Frankly, things are on fire, the world as I know it is in a seemingly-constant state of upheaval,* and things are just…difficult. Even though I have three new books on my TBR pile that I’ve been looking forward to for months and months (one even for a year) I just can’t seem to motivate myself to crack ’em open. My creative-well is, also, running dry and I haven’t written much since… *low whistle* May. Egads. May. Wow. That’s, um, unusual to say the least.
I have, however, played 236 hours of ESO. I’ve been informed by a friend that’s nearly ten 24 hour periods, no breaks, and, when put like that, it oddly feels small? 236 sounds massive. 10 days is less than a fortnight. *shrug*
I have also been rereading a lot, primarily T. Kingfisher and Lois McMaster Bujold and Carol Berg. There’s comfort in rereading. Partly, it’s the knowledge that it can’t, really, surprise me. Nothing unexpected will occur, and there’s safety in that. A sort of grounding. Partly, it’s to be around the familiar, to enjoy the things I’ve enjoyed before. Often, I have snapshots of memory as I reread; I remember where I was when I first read this part, what the texture of that moment felt like, what I was experiencing. The Curse of Chalion always feels like mid- to late-summer, sitting on the back porch with a languid breeze, watching the morning glories devour the neighbor’s fence and sawed-off trees, listening to the screeching cry of cicadas. I have tasks to do, but those can wait till tomorrow. Swordheart is a quiet day at work, where my snickering goes unremarked since there’s no one around to comment on it. Song of the Beast is sitting in the front hall of a high school, the smell of waxed linoleum and the sound of perpetual conversation blending together into a constant humming buzz. And so on.

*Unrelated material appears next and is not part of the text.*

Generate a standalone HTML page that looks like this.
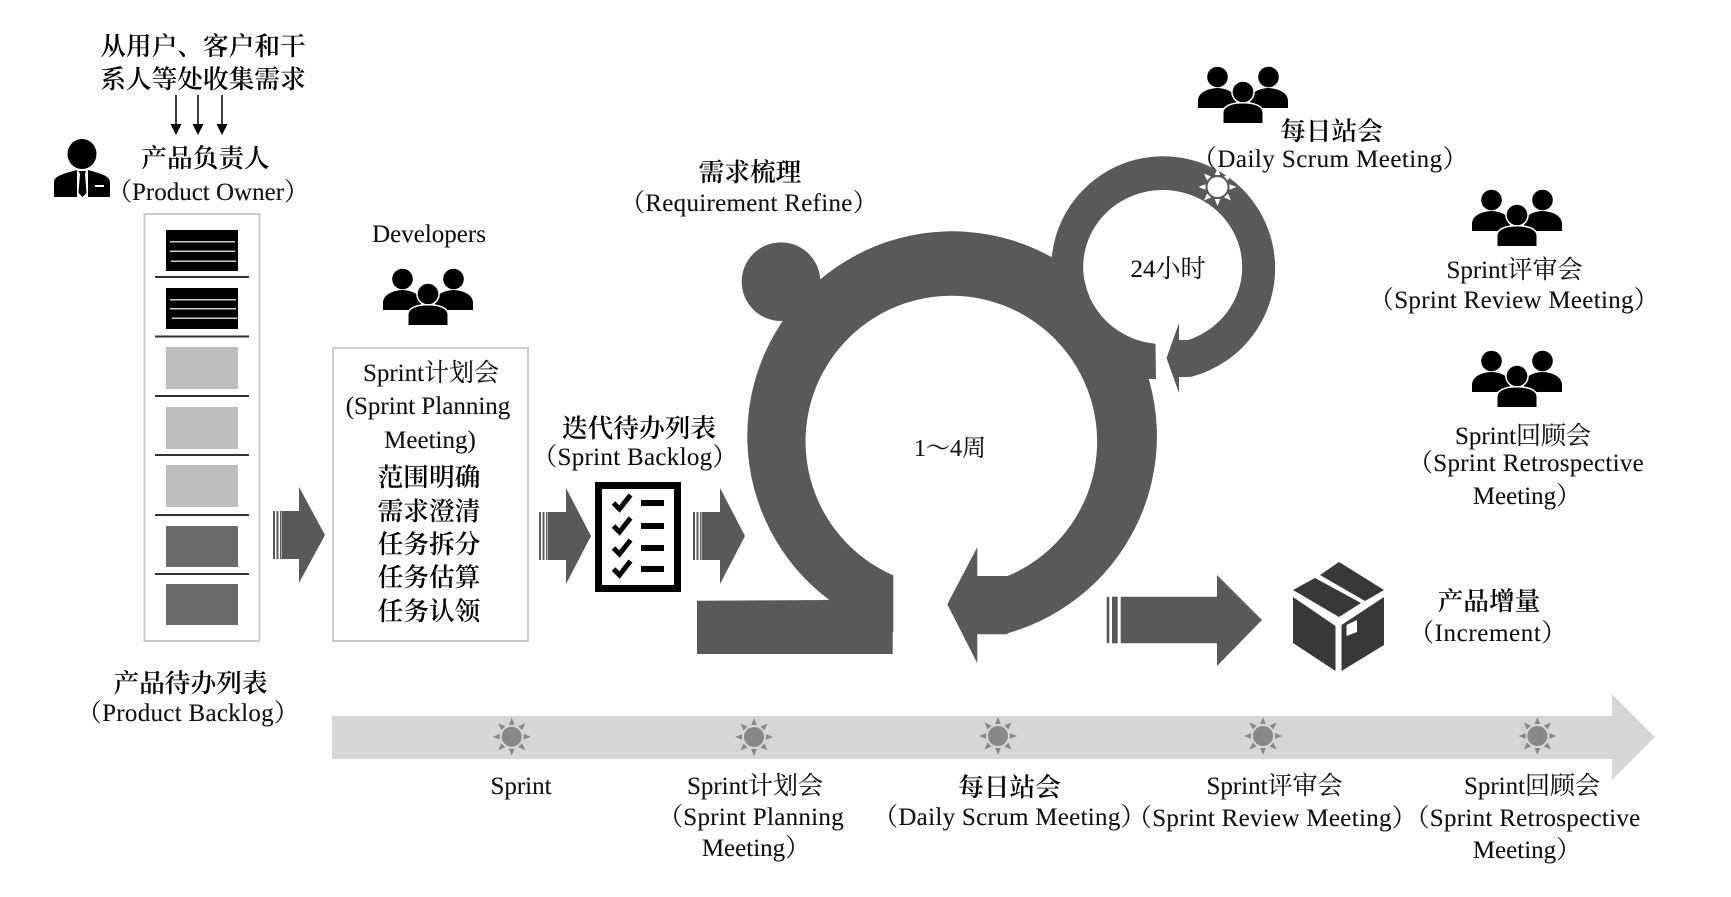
<!DOCTYPE html>
<html lang="zh"><head><meta charset="utf-8"><title>Scrum</title>
<style>
html,body{margin:0;padding:0;background:#fff;width:1731px;height:897px;overflow:hidden}
svg{display:block}
text{font-family:"Liberation Serif","Noto Serif CJK SC",serif;font-size:25px;fill:#111;text-anchor:middle;stroke:#111;stroke-width:.12px}
.b{font-weight:600;font-size:25.7px;fill:#000;stroke:none}
.s3{letter-spacing:.3px}
.s4{letter-spacing:.45px}
.s6{letter-spacing:.6px}
</style></head><body>
<svg width="1731" height="897" viewBox="0 0 1731 897" xmlns="http://www.w3.org/2000/svg">
<defs>
<g id="sun"><circle r="10"/>
<polygon points="-2.800,-12 2.800,-12 0,-19"/><polygon transform="rotate(45)" points="-2.800,-12 2.800,-12 0,-19"/><polygon transform="rotate(90)" points="-2.800,-12 2.800,-12 0,-19"/><polygon transform="rotate(135)" points="-2.800,-12 2.800,-12 0,-19"/><polygon transform="rotate(180)" points="-2.800,-12 2.800,-12 0,-19"/><polygon transform="rotate(225)" points="-2.800,-12 2.800,-12 0,-19"/><polygon transform="rotate(270)" points="-2.800,-12 2.800,-12 0,-19"/><polygon transform="rotate(315)" points="-2.800,-12 2.800,-12 0,-19"/></g>
<g id="grp">
<circle cx="19.500" cy="10" r="10.300" fill="#000"/><circle cx="70.500" cy="10" r="10.300" fill="#000"/>
<path d="M0 41V34C0 26 9 21.500 19.500 21C30 21.500 38 26 38 34V41ZM52 41V34C52 26 60 21.500 70.500 21C81 21.500 90 26 90 34V41Z" fill="#000"/>
<circle cx="45" cy="25" r="10.300" fill="#000" stroke="#fff" stroke-width="3" paint-order="stroke"/>
<path d="M25.500 56V46C25.500 39 35 36.500 45 36.500C55 36.500 64.500 39 64.500 46V56Z" fill="#000" stroke="#fff" stroke-width="3" paint-order="stroke"/>
</g>
<g id="chk"><polyline points="-9,0 -3,6 8,-8" fill="none" stroke="#000" stroke-width="5"/><rect x="18.500" y="-3" width="23" height="6" fill="#000"/></g>
</defs>

<!-- top-left labels -->
<text class="b" x="203" y="55">从用户、客户和干</text>
<text class="b" x="203" y="88">系人等处收集需求</text>
<g stroke="#000" stroke-width="1.500"><line x1="176" y1="95" x2="176" y2="126"/><line x1="198" y1="95" x2="198" y2="126"/><line x1="222" y1="95" x2="222" y2="126"/></g>
<g fill="#000"><polygon points="170.500,124 181.500,124 176,135"/><polygon points="192.500,124 203.500,124 198,135"/><polygon points="216.500,124 227.500,124 222,135"/></g>
<text class="b" x="205.500" y="167">产品负责人</text>
<text x="208" y="200">（Product Owner）</text>

<!-- person -->
<ellipse cx="82" cy="154" rx="14.500" ry="15" fill="#000"/>
<path d="M54 197V183C54 177 58 175 77 170V197ZM88 170C106 175 110 177 110 183V197H88Z" fill="#000"/>
<polygon points="78.500,171 86,171 85,174 86.500,193 82.500,197 78.500,193 80,174" fill="#000"/>
<rect x="95" y="185" width="9" height="2" fill="#fff"/>

<!-- product backlog -->
<rect x="144.500" y="214" width="115" height="427" fill="#fff" stroke="#ccc" stroke-width="2"/>
<rect x="166" y="230" width="72" height="41" fill="#000"/>
<g fill="#ccc"><rect x="170" y="241" width="65" height="1.500"/><rect x="170" y="250.500" width="65" height="1.500"/><rect x="171" y="260.500" width="65" height="1.500"/></g>
<rect x="166" y="288" width="72" height="41" fill="#000"/>
<g fill="#ccc"><rect x="170" y="299" width="66" height="1.500"/><rect x="170" y="308" width="66" height="1.500"/><rect x="172" y="317.500" width="65" height="1.500"/></g>
<g fill="#bebebe"><rect x="166" y="347" width="72" height="42"/><rect x="166" y="407" width="72" height="42"/><rect x="166" y="465" width="72" height="42"/></g>
<g fill="#6a6a6a"><rect x="166" y="526" width="72" height="41"/><rect x="166" y="584" width="72" height="41"/></g>
<g fill="#333"><rect x="155" y="276" width="94" height="2"/><rect x="155" y="335.500" width="94" height="2"/><rect x="155" y="395" width="94" height="2"/><rect x="155" y="454" width="94" height="2"/><rect x="155" y="514" width="94" height="2"/><rect x="155" y="573" width="94" height="2"/></g>
<text class="b" x="190.500" y="692">产品待办列表</text>
<text class="s3" x="188" y="721">（Product Backlog）</text>

<!-- block arrows -->
<g fill="#595959">
<path d="M299 487L325 535L299 583V559H282V511H299Z"/><path d="M273 511h2v48h-2zM276.500 511h2v48h-2zM280 511h1.500v48H280z"/>
<path d="M566 488L591 536L566 584V560H548V512H566Z"/><path d="M539 512h2v48h-2zM542.500 512h2v48h-2zM546 512h1.500v48H546z"/>
<path d="M720 488L745 536L720 584V560H702V512H720Z"/><path d="M693 512h2v48h-2zM696.500 512h2v48h-2zM700 512h1.500v48H700z"/>
<path d="M1217 575L1262 620L1217 666V643.300H1120.700V596.700H1217Z"/><path d="M1106.700 596.700h2.600v46.600h-2.600zM1112 596.700h5.700v46.600H1112z"/>
</g>

<!-- developers and planning -->
<text x="429" y="242">Developers</text>
<use href="#grp" x="383" y="269"/>
<rect x="333" y="348" width="195" height="293" fill="#fff" stroke="#ccc" stroke-width="2"/>
<text x="431" y="381">Sprint计划会</text>
<text x="428" y="414">(Sprint Planning</text>
<text x="430" y="448">Meeting)</text>
<text class="b" x="429" y="486">范围明确</text>
<text class="b" x="429" y="520">需求澄清</text>
<text class="b" x="429" y="553">任务拆分</text>
<text class="b" x="429" y="586">任务估算</text>
<text class="b" x="429" y="620">任务认领</text>

<!-- sprint backlog -->
<text class="b" x="639" y="437">迭代待办列表</text>
<text class="s3" x="635" y="465">（Sprint Backlog）</text>
<rect x="598.500" y="485.500" width="79" height="103" fill="#fff" stroke="#000" stroke-width="7"/>
<use href="#chk" x="622.500" y="503"/><use href="#chk" x="622.500" y="526"/><use href="#chk" x="622.500" y="548"/><use href="#chk" x="622.500" y="569"/>

<!-- requirement refine -->
<text class="b" x="750" y="181">需求梳理</text>
<text class="s3" x="749" y="211">（Requirement Refine）</text>

<!-- main loop -->
<circle cx="781" cy="281.700" r="39.300" fill="#595959"/>
<path fill="#595959" d="M829.300 600L697 600.700V654H892.700V632.300H893.300V575.300A145.800 145.800 0 1 1 1007.700 576H977.300V547L947.300 604.300L977.300 663.300V634.300H1007.700V633.200A204.800 204.800 0 1 0 829.300 600Z"/>
<ellipse cx="1162.800" cy="267" rx="79.500" ry="77" fill="#fff"/>
<path fill="#595959" d="M1155.500 343.700A79.500 77 0 1 1 1188 340H1179V323L1166.500 358L1179 393V377H1190A112 112 0 1 0 1051.700 257L1148 379H1156Z"/>
<use href="#sun" x="1217.500" y="187" fill="#fff"/>
<text x="1168" y="277">24小时</text>
<text x="950" y="456" style="font-size:24px">1～4周</text>

<!-- right labels -->
<use href="#grp" x="1198" y="67"/>
<text class="b" x="1331.500" y="140">每日站会</text>
<text class="s4" x="1330" y="167">（Daily Scrum Meeting）</text>
<use href="#grp" x="1472" y="190"/>
<text x="1514.500" y="278">Sprint评审会</text>
<text class="s3" x="1514" y="308">（Sprint Review Meeting）</text>
<use href="#grp" x="1472" y="351"/>
<text x="1523" y="444">Sprint回顾会</text>
<text class="s3" x="1526" y="471">（Sprint Retrospective</text>
<text x="1527" y="504">Meeting）</text>

<!-- increment -->
<g fill="#383838">
<polygon points="1293,597 1335.500,626 1335.500,671 1293,643"/>
<path d="M1341.500 625L1384 597V645L1341.500 671ZM1346.500 625V636L1357 632V620Z" fill-rule="evenodd"/>
<polygon points="1293,590 1315,578 1361,603 1339,617"/>
<polygon points="1320,575 1339,562 1384,590 1365,601"/>
</g>
<text class="b" x="1489" y="610">产品增量</text>
<text class="s6" x="1488" y="641">（Increment）</text>

<!-- timeline -->
<polygon points="332,716 1612,716 1612,694 1655,737 1612,780 1612,759 332,759" fill="#d6d6d6"/>
<g fill="#888"><use href="#sun" x="511.700" y="736.700"/><use href="#sun" x="754" y="737"/><use href="#sun" x="998" y="736"/><use href="#sun" x="1263" y="736"/><use href="#sun" x="1537.400" y="736"/></g>
<text x="521" y="794">Sprint</text>
<text x="755" y="794">Sprint计划会</text>
<text class="s3" x="751" y="825">（Sprint Planning</text>
<text x="756" y="856">Meeting）</text>
<text class="b" x="1009.500" y="796">每日站会</text>
<text class="s3" x="1009.500" y="825">（Daily Scrum Meeting）</text>
<text x="1274.500" y="794">Sprint评审会</text>
<text class="s3" x="1272" y="826">（Sprint Review Meeting）</text>
<text x="1532" y="794">Sprint回顾会</text>
<text class="s3" x="1522.500" y="826">（Sprint Retrospective</text>
<text x="1527" y="858">Meeting）</text>
</svg>
</body></html>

For me, books and memories are often intrinsically tied, and reading a familiar passage of prose can spark smells and tastes and sounds and textures completely unrelated to the story that’s unfolding and, sometimes, concurrently. I experience what the words evoke but simultaneously experience what I subconsciously observed the first time I experienced what those words evoked.
It brings a sort of pause, a moment where not everything is awful and maybe, maybe, there’s hope.
Which is a long way of saying there will be no Month of Books for July since it feels a bit weird to talk about things I already talked about, some quite recently. Instead, I’ll keep rereading, and those new books will be waiting for me when I’m ready to experience the unfamiliar and the uncertain again.
* I’m sure it’s peaceful(ish) somewhere in the world.